Although I have no excuse for engaging in such shoddy linguistic practices, and offer this with the caveat that I'm not a linguist, I find it fascinating that Bildungsroman begins with Bild (meaning picture); that Bild is, in a sense, the beginning of Bildung (accumulation, creation, cultivation). Pictures accumulate to tell the story of someone's coming of age. Thus it seems apropos that so many recent memoirs have taken the form of graphic novels. That the graphic memoir is itself a renowned genre certainly says something positive about the increased critical attention given to visual media in recent years; I like to think this also bears out my explication of Bildungsroman.

I have to admit, my pure and unadulterated love for Blankets
, another graphic memoir - perhaps one of the best books of that decade that supposedly ended last night - was what drove me to Stitches and I think I ended up unfairly comparing the two. I could not read Stitches without assessing it in the shadow of Blankets.

The similarities between Stitches and Blankets are at once unsettling and fascinating; I can't tell if this is an imitator or the similarities are characteristics of troubled young men who turn to art as a form of expression. Both books depict the authors as children, escaping from upsetting home life situations by creating; both engage to some degree in a pastiche of the cultural images that surrounded the authors at early ages, demonstrating the dream-like, highly visual existence and imagination of young children.
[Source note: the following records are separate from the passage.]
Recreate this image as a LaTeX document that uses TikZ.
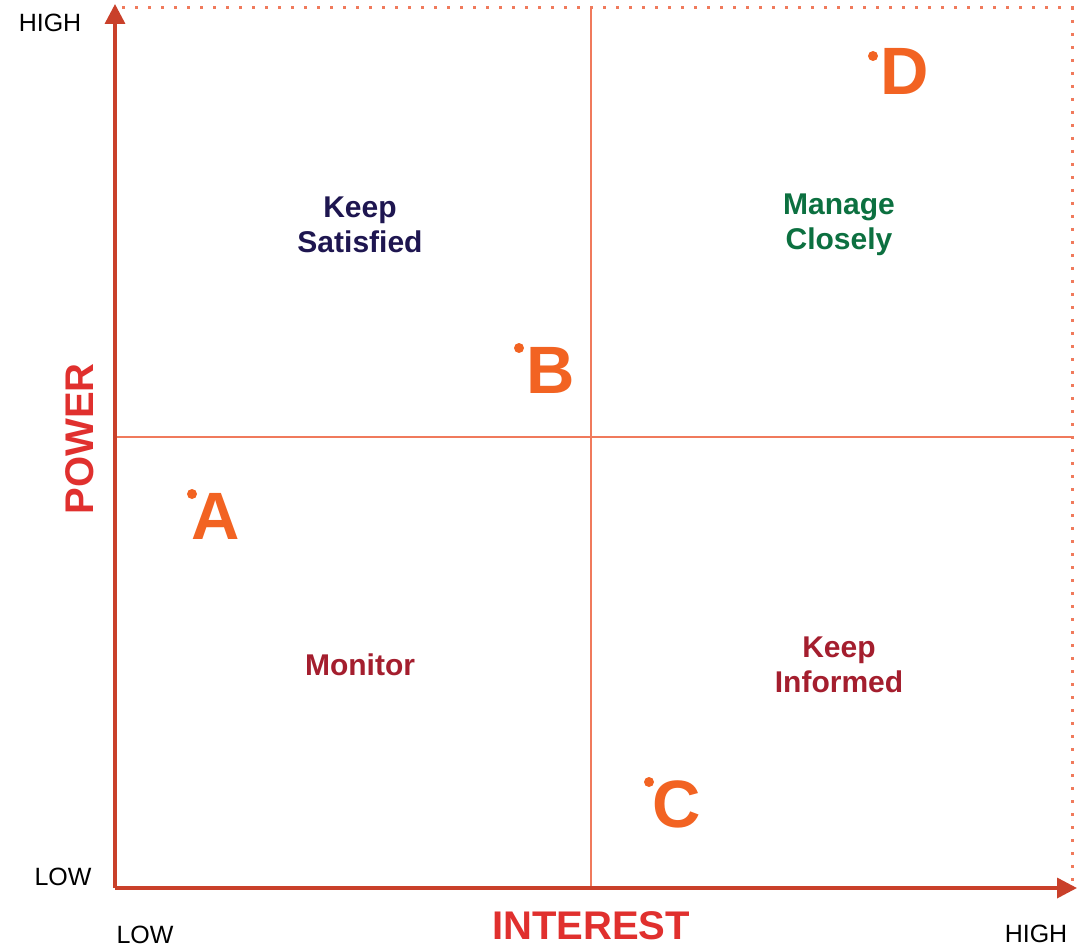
\documentclass[tikz,border=0pt]{standalone}
\usepackage{fontspec}
\setmainfont{Liberation Sans}
\usetikzlibrary{arrows.meta}
\definecolor{axisc}{HTML}{C9402A}
\definecolor{gridc}{HTML}{F07A5C}
\definecolor{powc}{HTML}{E0302E}
\definecolor{navyc}{HTML}{1E1650}
\definecolor{greenc}{HTML}{0C7040}
\definecolor{redc}{HTML}{A41E2E}
\definecolor{orangec}{HTML}{F26322}
\tikzset{
  axisline/.style={draw=axisc, line width=3.5pt, -{Triangle[length=20pt,width=20pt]}},
  gridline/.style={draw=gridc, line width=2.6pt},
  dotline/.style={draw=gridc, line width=3pt, dash pattern=on 3pt off 10pt},
  ticklab/.style={font=\fontsize{25}{28}\selectfont, text=black, inner sep=0pt},
  quad/.style={font=\fontsize{30}{35}\selectfont\bfseries, align=center, inner sep=0pt},
  letter/.style={font=\fontsize{67}{67}\selectfont\bfseries, text=orangec, inner sep=0pt},
  dotmark/.style={circle, fill=orangec, minimum size=10pt, inner sep=0pt},
}
\begin{document}
\begin{tikzpicture}[x=1pt,y=-1pt]
\useasboundingbox (0,0) rectangle (1078,949);
\coordinate (o) at (115,888);
\coordinate (ytip) at (115,4);
\coordinate (xtip) at (1077,888);
\coordinate (tl) at (122,8);
\coordinate (tr) at (1072,8);
\coordinate (br) at (1072,882);
\coordinate (vt) at (591,8);
\coordinate (vb) at (591,888);
\coordinate (hl) at (115,437);
\coordinate (hr) at (1072,437);
\draw[dotline] (tl) -- (tr) -- (br);
\draw[gridline] (vt) -- (vb);
\draw[gridline] (hl) -- (hr);
\draw[axisline] (o) -- (ytip);
\draw[axisline] (o) -- (xtip);
\node[ticklab] (hy) at (50,23) {HIGH};
\node[ticklab] (ly) at (63,877) {LOW};
\node[ticklab] (lx) at (145,935) {LOW};
\node[ticklab] (hx) at (1036,934) {HIGH};
\node[font=\fontsize{40}{42}\selectfont\bfseries, text=powc, rotate=90, inner sep=0pt] (pow) at (80,439) {POWER};
\node[font=\fontsize{40}{42}\selectfont\bfseries, text=powc, inner sep=0pt] (int) at (591,926) {INTEREST};
\node[quad, text=navyc] (ks) at (360,225) {Keep\\Satisfied};
\node[quad, text=greenc] (mc) at (839,225) {Manage\\Closely};
\node[quad, text=redc] (mo) at (360,665) {Monitor};
\node[quad, text=redc] (ki) at (839,665) {Keep\\Informed};
\node[letter] (la) at (216,516) {A};
\node[dotmark] (da) at (192,494) {};
\node[letter] (lb) at (551,370) {B};
\node[dotmark] (db) at (519,348) {};
\node[letter] (lc) at (677,804) {C};
\node[dotmark] (dc) at (649,782) {};
\node[letter] (ld) at (905,71) {D};
\node[dotmark] (dd) at (873,56) {};
\end{tikzpicture}
\end{document}
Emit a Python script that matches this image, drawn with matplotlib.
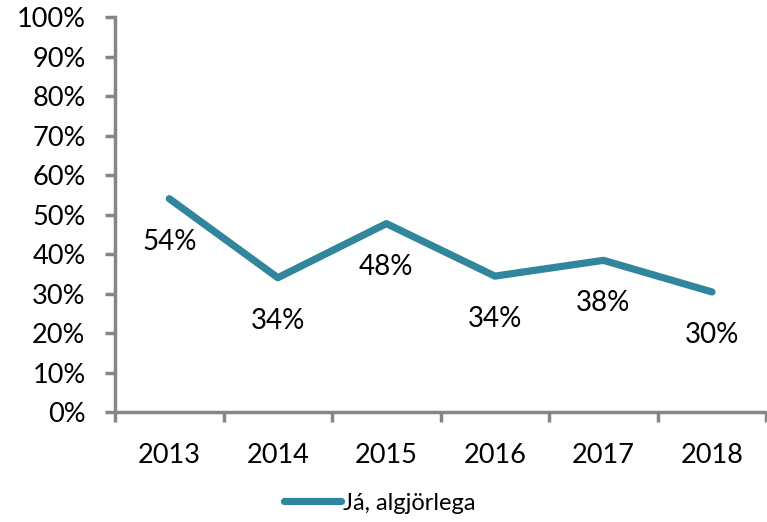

Stitches recounts Small's early childhood and adolescence in what is revealed as a severely dysfunctional family. You think your family was bad? Small's family can top yours. I think the book jacket itself unfairly reveals too much of the story, and that it would have more impact if the jacket writers themselves left more to the imagination, so I won't say much about that, but the drawings and story together recreate a sense both of the mid-20th century and the utter fractiousness and confusion of Small's early existence. Where Blankets is beautifully structured and develops on several themes, Stitches is in places sort of an anarchy. The story itself is imbued with temporal distance, and the omniscience of the narrator alienates the bizarre occurrences in the story even more. That the structure is not so carefully plotted becomes a credit to Stitches' mimetic power. Blankets is a simple love story, pure cinema on paper; Stitches is a recreation of the senseless pain and confusion most of us get. Stitches reads like a science fiction or horror story. What I loved about Blankets was how real and full the story felt (at almost 600 pages, it better feel full); what fascinated me about Stitches was how much was left unsaid, how much of the story remained caught in gaps or written between lines. In a sense, the narrative itself is stitched together; events connected only by their mediation.


I think I've already recommended Blankets. If not, I'll recommend it again. Now and maybe later too! But today's recommendation is the more problematic and troublingly haunted Stitches.